The state of New York—with its quasi-religious commitment to anti-gun ideology—is once again violating the rights of peaceable Americans. State officials are denying religious groups the right to decide whether guns can be permitted on their own property. Disarmament is to be imposed on all, with no regard for the rights of those who may be left vulnerable to mass murder as a result.

I’m referring, of course, to the new gun control law Governor Kathy Hochul pushed in open defiance of the Supreme Court’s Bruen decision. After the Court struck down draconian permitting rules (which amounted to a carry ban), and upheld public carry as a constitutionally protected right, Hochul said the state was “not deterred” and “fought back” against the Bruen ruling with the new law. 

That law designates all private properties as “restricted locations,” where guns are automatically prohibited unless the owners permit them. Even worse, the law creates twenty categories of “sensitive places” where the general public is absolutely banned from having guns, even if the property owner wants to allow them. These “sensitive places” include all churches and places of worship. So, in one fell swoop, New York has violated religious liberty, property rights, and the right of self-defense.

Many religious adherents would consider it a duty to be armed in response to horrors like the Tree of Life synagogue attack, the Emanuel AME killings, or the Wisconsin Sikh temple shooting, as well as the more recent threats and attacks against pro-life religious believers. Meanwhile, mass shooters and other violent criminals obviously couldn’t care less about breaking a mere “sensitive places” law. As usual, gun control won’t stop criminals—it will only stop those who might stop them.  

Security for Me, But Not for Thee

A narrow set of exceptions has been written into New York’s new gun control law, which would allow churches to hire professional armed security. But this is a costly solution, and likely to leave many people still at risk in an attack.

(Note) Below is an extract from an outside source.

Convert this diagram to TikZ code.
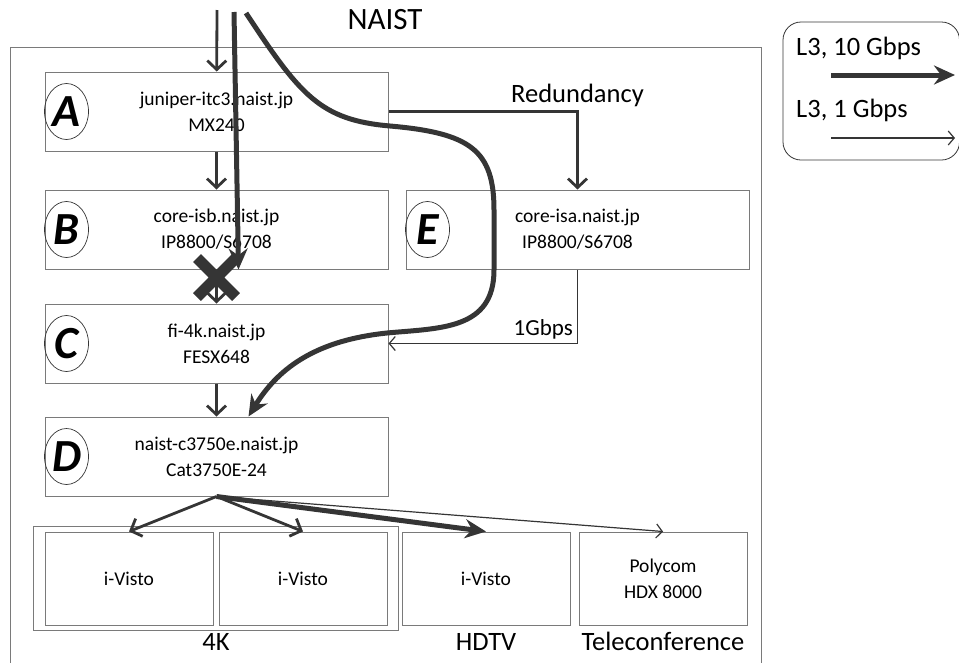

More to the point, it does not respect the individual right codified in the Second Amendment—which is the right to defend ourselves, not to be guarded by others.

Apart from licensed guards, the law primarily makes exceptions for current and former police officers, active-duty military, and other government employees to carry guns on religious premises. This is an elitist inversion of the Second Amendment, transforming “the right of the people” into a privilege earned by serving the state.

New York’s “sensitive places” law also ignores—or perhaps intentionally defies—the kind of history and precedent that the Supreme Court declared as decisive in the Bruen ruling.

Far from banning firearms in places of worship, several colonial-era statutes actually required that guns be brought to church. Taking this history as an indication of the Constitution’s original and authentic meaning, it is tough to argue that a total ban on this practice has any legal legitimacy based on historical precedent.

Thankfully, several challenges to New York’s gun control regime are now making their way through the courts—including a lawsuit by the New York State Jewish Gun Club, whose founder says the ban on firearms in places of worship is “unconstitutional on so many levels.” With religious freedom, property rights, and self-defense all at stake, he’s absolutely right.